The "Async" suffix follows BCL convention (.NET ecosystem expects FooAsync for Task-returning methods). The Mochi-to-C# name map in the PDB sidecar records both names.

15. Module-level lowering

Each Mochi module lowers to one C# file containing one or more classes:

  • A public static class <ModuleName> for the module's top-level functions and constants.
  • One public sealed record <TypeName> per Mochi type definition.
  • One sealed-hierarchy group per sum type.

The module class is static (cannot be instantiated) and lives in the Mochi.User.<PackageName> namespace. Imports map to using Mochi.User.<OtherModule>; or using static Mochi.User.<OtherModule>; for the from m import f form.

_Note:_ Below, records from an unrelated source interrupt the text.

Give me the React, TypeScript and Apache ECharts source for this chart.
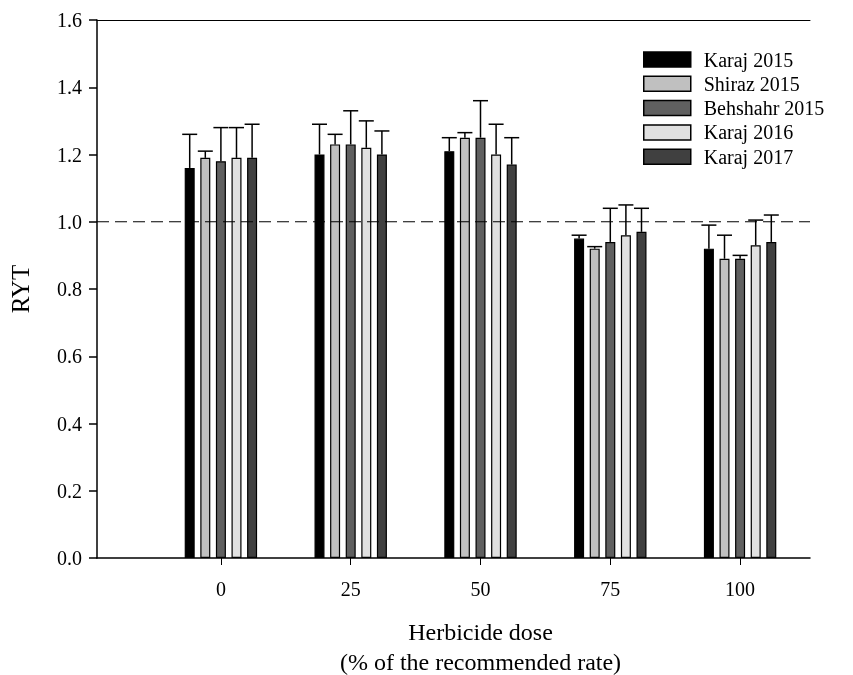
import React, { useEffect, useRef } from "react";
import * as echarts from "echarts";

const doses = ["0", "25", "50", "75", "100"];
const seriesNames = ["Karaj 2015", "Shiraz 2015", "Behshahr 2015", "Karaj 2016", "Karaj 2017"];
const karaj2015 = [1.16, 1.2, 1.21, 0.95, 0.92];
const karaj2015Err = [0.1, 0.09, 0.04, 0.01, 0.07];
const shiraz2015 = [1.19, 1.23, 1.25, 0.92, 0.89];
const shiraz2015Err = [0.02, 0.03, 0.015, 0.006, 0.07];
const behshahr2015 = [1.18, 1.23, 1.25, 0.94, 0.89];
const behshahr2015Err = [0.1, 0.1, 0.11, 0.1, 0.01];
const karaj2016 = [1.19, 1.22, 1.2, 0.96, 0.93];
const karaj2016Err = [0.09, 0.08, 0.09, 0.09, 0.075];
const karaj2017 = [1.19, 1.2, 1.17, 0.97, 0.94];
const karaj2017Err = [0.1, 0.07, 0.08, 0.07, 0.08];
const yTicks = [0, 0.2, 0.4, 0.6, 0.8, 1.0, 1.2, 1.4, 1.6];
const refValue = 1.0;

const FONT = "Liberation Serif";
const COLORS = ["#000000", "#c0c0c0", "#606060", "#e0e0e0", "#404040"];
const BAR_W = 10;
const BAR_STEP = 15.6;
const CAP_W = 15;

export default function App() {
  const ref = useRef<HTMLDivElement>(null);
  useEffect(() => {
    if (!ref.current) return;
    const chart = echarts.init(ref.current, null, { renderer: "svg" });
    const means = [karaj2015, shiraz2015, behshahr2015, karaj2016, karaj2017];
    const errs = [karaj2015Err, shiraz2015Err, behshahr2015Err, karaj2016Err, karaj2017Err];
    const errData: number[][] = [];
    means.forEach((m, i) => m.forEach((v, j) => errData.push([j, v, v + errs[i][j], i])));
    const yMax = yTicks[yTicks.length - 1];
    const yInt = yTicks[1] - yTicks[0];

    const option: any = {
      animation: false,
      grid: [
        { left: 97, right: 43, top: 20, bottom: 117, outerBoundsMode: "none" },
        { left: 156, right: 48, top: 20, bottom: 117, outerBoundsMode: "none" },
      ],
      legend: {
        data: seriesNames,
        orient: "vertical",
        left: 643,
        top: 49.5,
        padding: 0,
        itemWidth: 47,
        itemHeight: 15,
        itemGap: 4.3,
        icon: "rect",
        itemStyle: { borderColor: "#000", borderWidth: 1.5 },
        textStyle: { fontFamily: FONT, fontSize: 20, color: "#000", lineHeight: 20, padding: [0, 0, 0, 8] },
      },
      xAxis: [
        {
          gridIndex: 0, type: "value", min: 0, max: 1,
          axisLine: { show: true, onZero: false, lineStyle: { color: "#000", width: 1.5 } },
          axisTick: { show: false }, axisLabel: { show: false }, splitLine: { show: false },
        },
        {
          gridIndex: 1, type: "category", data: doses,
          axisLine: { show: false },
          axisTick: { show: true, alignWithLabel: true, length: 7, lineStyle: { color: "#000", width: 1 } },
          axisLabel: { fontFamily: FONT, fontSize: 20, color: "#000", margin: 21 },
          name: "Herbicide dose\n(% of the recommended rate)",
          nameLocation: "middle",
          nameGap: 59,
          nameTextStyle: { fontFamily: FONT, fontSize: 24, color: "#000", lineHeight: 30 },
        },
        {
          gridIndex: 0, type: "value", min: 0, max: 1, position: "top",
          axisLine: { show: true, onZero: false, lineStyle: { color: "#000", width: 1 } },
          axisTick: { show: false }, axisLabel: { show: false }, splitLine: { show: false },
        },
      ],
      yAxis: [
        {
          gridIndex: 0, type: "value", min: 0, max: yMax, interval: yInt,
          axisLine: { show: true, lineStyle: { color: "#000", width: 1.5 } },
          axisTick: { show: true, length: 8, lineStyle: { color: "#000", width: 1.5 } },
          axisLabel: { fontFamily: FONT, fontSize: 20, color: "#000", margin: 15, formatter: (v: number) => v.toFixed(1) },
          splitLine: { show: false },
          name: "RYT", nameLocation: "middle", nameRotate: 90, nameGap: 64,
          nameTextStyle: { fontFamily: FONT, fontSize: 25, color: "#000" },
        },
        { gridIndex: 1, type: "value", min: 0, max: yMax, interval: yInt, show: false },
      ],
      series: [
        ...means.map((m, i) => ({
          name: seriesNames[i], type: "bar", xAxisIndex: 1, yAxisIndex: 1,
          data: m, barWidth: BAR_W, barGap: ((BAR_STEP - BAR_W) / BAR_W) * 100 + "%",
          itemStyle: { color: COLORS[i], borderColor: "#000", borderWidth: 1.2 },
          z: 2,
        })),
        {
          type: "line", xAxisIndex: 0, yAxisIndex: 0, z: 3, symbol: "none", silent: true,
          data: [[0, refValue], [1, refValue]],
          lineStyle: { color: "#000", width: 1, type: [12, 6] },
        },
        {
          type: "custom", xAxisIndex: 1, yAxisIndex: 1, z: 4, silent: true,
          data: errData,
          encode: { x: 0, y: [1, 2] },
          renderItem: (params: any, api: any) => {
            const base = api.coord([api.value(0), api.value(1)]);
            const top = api.coord([api.value(0), api.value(2)]);
            const cx = base[0] + (api.value(3) - 2) * BAR_STEP;
            const st = { stroke: "#000", lineWidth: 1.5 };
            return {
              type: "group",
              children: [
                { type: "line", shape: { x1: cx, y1: base[1], x2: cx, y2: top[1] }, style: st },
                { type: "line", shape: { x1: cx - CAP_W / 2, y1: top[1], x2: cx + CAP_W / 2, y2: top[1] }, style: st },
              ],
            };
          },
        },
      ],
    };
    chart.setOption(option);
    return () => chart.dispose();
  }, []);
  return <div ref={ref} style={{ position: "fixed", left: 0, top: 0, width: 853, height: 675 }} />;
}
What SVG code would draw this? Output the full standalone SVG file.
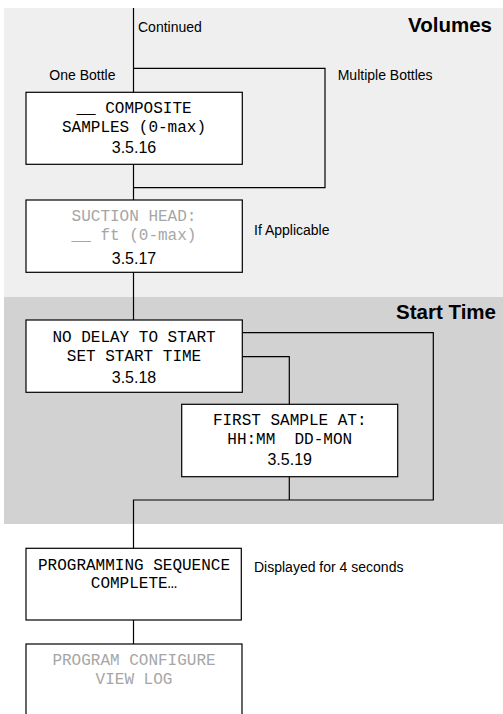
<svg xmlns="http://www.w3.org/2000/svg" width="503" height="714" viewBox="0 0 503 714">
<style>
.box{fill:#fff;stroke:#000;stroke-width:1.2}
.lcd{font-family:"Liberation Mono","DejaVu Sans Mono",monospace;font-size:16px;text-anchor:middle;fill:#000;white-space:pre}
.dim{fill:#a6a6a6}
.num{font-family:"Liberation Sans",Arial,sans-serif;font-size:16px;text-anchor:middle;fill:#000}
.lbl{font-family:"Liberation Sans",Arial,sans-serif;font-size:14px;fill:#000}
.hdr{font-family:"Liberation Sans",Arial,sans-serif;font-size:20.5px;font-weight:bold;text-anchor:end;fill:#000}
.wire{fill:none;stroke:#000;stroke-width:1.2}
</style>
<rect x="0" y="0" width="503" height="714" fill="#fff"/>
<rect x="4" y="8" width="499" height="289" fill="#efefef"/>
<rect x="4" y="297" width="499" height="227" fill="#d2d2d2"/>
<text class="hdr" x="492" y="31.5">Volumes</text>
<text class="hdr" x="496" y="318.5">Start Time</text>
<g id="connectors">
<path class="wire" d="M133.5 8 V92"/>
<path class="wire" d="M133.5 68.3 H325 V187.7 H133.5"/>
<path class="wire" d="M133.5 164.3 V200"/>
<path class="wire" d="M133.5 272.3 V320"/>
<path class="wire" d="M242.3 332.7 H433.3 V500 H133.5 V548.3"/>
<path class="wire" d="M242.3 356.7 H289.3 V404.3"/>
<path class="wire" d="M289.3 476.7 V500"/>
<path class="wire" d="M133.5 620 V644"/>
</g>
<text class="lbl" x="138" y="31.5">Continued</text>
<text class="lbl" x="49.3" y="80">One Bottle</text>
<text class="lbl" x="337.7" y="80">Multiple Bottles</text>
<text class="lbl" x="254" y="235">If Applicable</text>
<text class="lbl" x="254" y="571.7">Displayed for 4 seconds</text>
<g id="n3516">
<rect class="box" x="26" y="92.3" width="216.3" height="72"/>
<text class="lcd" x="134" y="112.7">__ COMPOSITE</text>
<text class="lcd" x="134" y="132.3">SAMPLES (0-max)</text>
<text class="num" x="134" y="152.7">3.5.16</text>
</g>
<g id="n3517">
<rect class="box" x="26" y="200" width="216.3" height="72.3"/>
<text class="lcd dim" x="134" y="220.7">SUCTION HEAD:</text>
<text class="lcd dim" x="134" y="240">__ ft (0-max)</text>
<text class="num" x="134" y="263.5">3.5.17</text>
</g>
<g id="n3518">
<rect class="box" x="26" y="320" width="216.3" height="72.3"/>
<text class="lcd" x="134" y="341.7">NO DELAY TO START</text>
<text class="lcd" x="134" y="361">SET START TIME</text>
<text class="num" x="134" y="383.3">3.5.18</text>
</g>
<g id="n3519">
<rect class="box" x="181.7" y="404.3" width="216" height="72.4"/>
<text class="lcd" x="289.7" y="425">FIRST SAMPLE AT:</text>
<text class="lcd" x="289.7" y="444">HH:MM  DD-MON</text>
<text class="num" x="289.7" y="465">3.5.19</text>
</g>
<g id="complete">
<rect class="box" x="26" y="548.3" width="215.3" height="71.7"/>
<text class="lcd" x="134" y="570">PROGRAMMING SEQUENCE</text>
<text class="lcd" x="134" y="588.3">COMPLETE…</text>
</g>
<g id="mainmenu">
<rect class="box" x="26" y="644" width="216" height="90"/>
<text class="lcd dim" x="134" y="665">PROGRAM CONFIGURE</text>
<text class="lcd dim" x="134" y="684">VIEW LOG</text>
</g>
</svg>
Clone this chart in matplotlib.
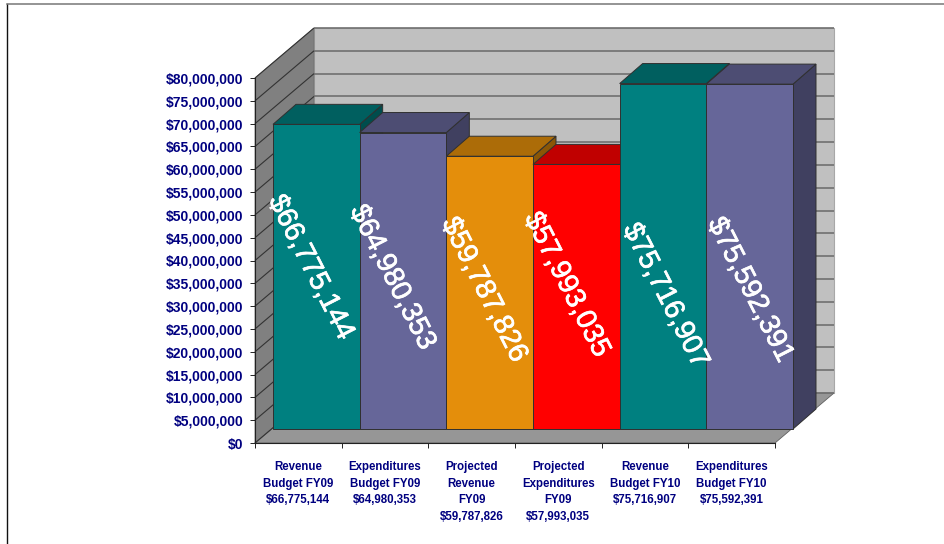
import matplotlib
matplotlib.use('Agg')
import matplotlib.pyplot as plt
import matplotlib.patheffects as pe
from matplotlib.patches import Polygon

plt.rcParams['font.family'] = ['Liberation Sans', 'DejaVu Sans']

# values
categories = ['Revenue\nBudget FY09\n$66,775,144',
              'Expenditures\nBudget FY09\n$64,980,353',
              'Projected\nRevenue\nFY09\n$59,787,826',
              'Projected\nExpenditures\nFY09\n$57,993,035',
              'Revenue\nBudget FY10\n$75,716,907',
              'Expenditures\nBudget FY10\n$75,592,391']
values = [66775144, 64980353, 59787826, 57993035, 75716907, 75592391]
bar_labels = ['$66,775,144', '$64,980,353', '$59,787,826',
              '$57,993,035', '$75,716,907', '$75,592,391']
y_ticks = list(range(0, 85000000, 5000000))

# front, top and side colours of every bar
front_colors = ['#008080', '#666699', '#e48e0b', '#ff0000', '#008080', '#666699']
top_colors = ['#005f5f', '#4d4d73', '#ac6c08', '#c00000', '#005f5f', '#4d4d73']
side_colors = ['#004d4d', '#404060', '#8a5606', '#a00000', '#004d4d', '#404060']

# where the rotated labels sit, relative to the bars
label_y = [38.4e6, 36.2e6, 33.5e6, 34.6e6, 32.2e6, 33.5e6]
label_nudge = [-6, -11, -6, -10, 2, 0]

W, H = 945, 544
AX_L, AX_R, AX_T, AX_B = 255, 775, 78, 443
DPI = 100

# pixel sizes in data units
PX_X = 6.0 / (AX_R - AX_L)
PX_Y = 80e6 / (AX_B - AX_T)

fig = plt.figure(figsize=(W / DPI, H / DPI), dpi=DPI)
ax = fig.add_axes([AX_L / W, 1 - AX_B / H, (AX_R - AX_L) / W, (AX_B - AX_T) / H])
ax.set_xlim(0, 6)
ax.set_ylim(0, 80e6)
ax.patch.set_visible(False)


def poly(pts, face, edge='#303030', lw=0.7, z=2):
    ax.add_patch(Polygon(pts, closed=True, facecolor=face, edgecolor=edge,
                         linewidth=lw, clip_on=False, zorder=z))


def line(xs, ys, color, lw=1.0, z=1.5):
    ax.plot(xs, ys, color=color, lw=lw, clip_on=False, zorder=z, solid_capstyle='butt')


# depth of the box and of the bars, px
wall_dx, wall_dy = 59 * PX_X, 50 * PX_Y
bar_dx, bar_dy = 18 * PX_X, 14 * PX_Y
top_dx, top_dy = 23 * PX_X, 20 * PX_Y

# walls and floor
poly([(wall_dx, wall_dy), (6 + wall_dx, wall_dy), (6 + wall_dx, 80e6 + wall_dy), (wall_dx, 80e6 + wall_dy)],
     '#c0c0c0', edge='#a8a8a8', lw=0.8, z=1)
poly([(0, 0), (wall_dx, wall_dy), (wall_dx, 80e6 + wall_dy), (0, 80e6)], '#808080', edge='#707070', lw=0.6, z=1)
poly([(0, 0), (6, 0), (6 + wall_dx, wall_dy), (wall_dx, wall_dy)], '#969696', edge='#606060', lw=0.6, z=1)

for v in y_ticks:
    line([wall_dx, 6 + wall_dx], [v + wall_dy, v + wall_dy], '#707070', lw=1.2)
    line([0, wall_dx], [v, v + wall_dy], '#333333', lw=0.8)

# bars, left to right so each front hides the side of the one before
for i, v in enumerate(values):
    x0 = i + bar_dx
    x1 = i + 1 + bar_dx
    y0 = bar_dy
    y1 = v + bar_dy
    poly([(x1, y0), (x1 + top_dx, y0 + top_dy), (x1 + top_dx, y1 + top_dy), (x1, y1)], side_colors[i])
    poly([(x0, y1), (x1, y1), (x1 + top_dx, y1 + top_dy), (x0 + top_dx, y1 + top_dy)], top_colors[i])
    poly([(x0, y0), (x1, y0), (x1, y1), (x0, y1)], front_colors[i])

for i, lab in enumerate(bar_labels):
    ax.text(i + 0.5 + bar_dx + label_nudge[i] * PX_X, label_y[i], lab, color='white', fontsize=20.5,
            rotation=-63, rotation_mode='anchor', ha='center', va='center', zorder=5,
            path_effects=[pe.withStroke(linewidth=0.5, foreground='white')])

# axes
for s in ['top', 'right']:
    ax.spines[s].set_visible(False)
for s in ['left', 'bottom']:
    ax.spines[s].set_color('#222222')
    ax.spines[s].set_linewidth(0.8)
    ax.spines[s].set_zorder(4)

ax.set_yticks(y_ticks)
ax.set_yticklabels(['${:,}'.format(v) for v in y_ticks], fontsize=10, fontweight='bold', color='#000080')
ax.tick_params(axis='y', length=3.6, width=0.7, color='#222222', pad=5)

ax.set_xticks(range(7))
ax.set_xticklabels([])
ax.tick_params(axis='x', which='major', length=3.6, width=0.7, color='#222222')
ax.set_xticks([i + 0.5 for i in range(6)], minor=True)
ax.set_xticklabels(categories, minor=True, fontsize=8.3, fontweight='bold', color='#000080', linespacing=1.52, va='top')
ax.tick_params(axis='x', which='minor', length=0, pad=13)

# slide frame: left and top rules only
fig.add_artist(plt.Line2D([7.5 / W, 7.5 / W], [0, 1 - 4 / H], color='#111111', lw=1.0))
fig.add_artist(plt.Line2D([7 / W, 1], [1 - 4 / H, 1 - 4 / H], color='#777777', lw=1.1))

fig.savefig('out.png', dpi=DPI)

Module-level let lowers to public static readonly T Name = expr;. Module-level var lowers to public static T Name = expr;. Both are init-once in the static constructor.

16. Lowering obligations summary

  • Mochi int is C# long; never C# int.
  • Mochi string is UTF-8 at boundaries; the runtime converts to/from UTF-16 at I/O.
  • Mochi small records (≤ 4 value-type fields) become readonly record struct.
  • Mochi large records become sealed record class.
  • Mochi sum types become abstract record + sealed record per variant; exhaustiveness via analyzer plus default-arm throw.
  • Mochi generic types lower directly (reified generics, no type- tag threading, no bridge methods).
  • Mochi maps with observable iteration order use OrderedDictionary<K,V> on .NET 10 or Mochi.Runtime.OrderedMap on .NET 8.
  • Mochi Option<T> over value types may lower to T? for the fast path; otherwise to the Option<T> record hierarchy.
  • Mochi closures with no captures lower to compiler-cached static delegate fields; with captures, to a per-allocation closure class.
  • The async colouring pass decides sync vs async per function; callers and callees stay synchronised by transitive propagation.

These obligations are restated in 11-testing-gates as test gates and in the MEP-48 spec body as normative requirements.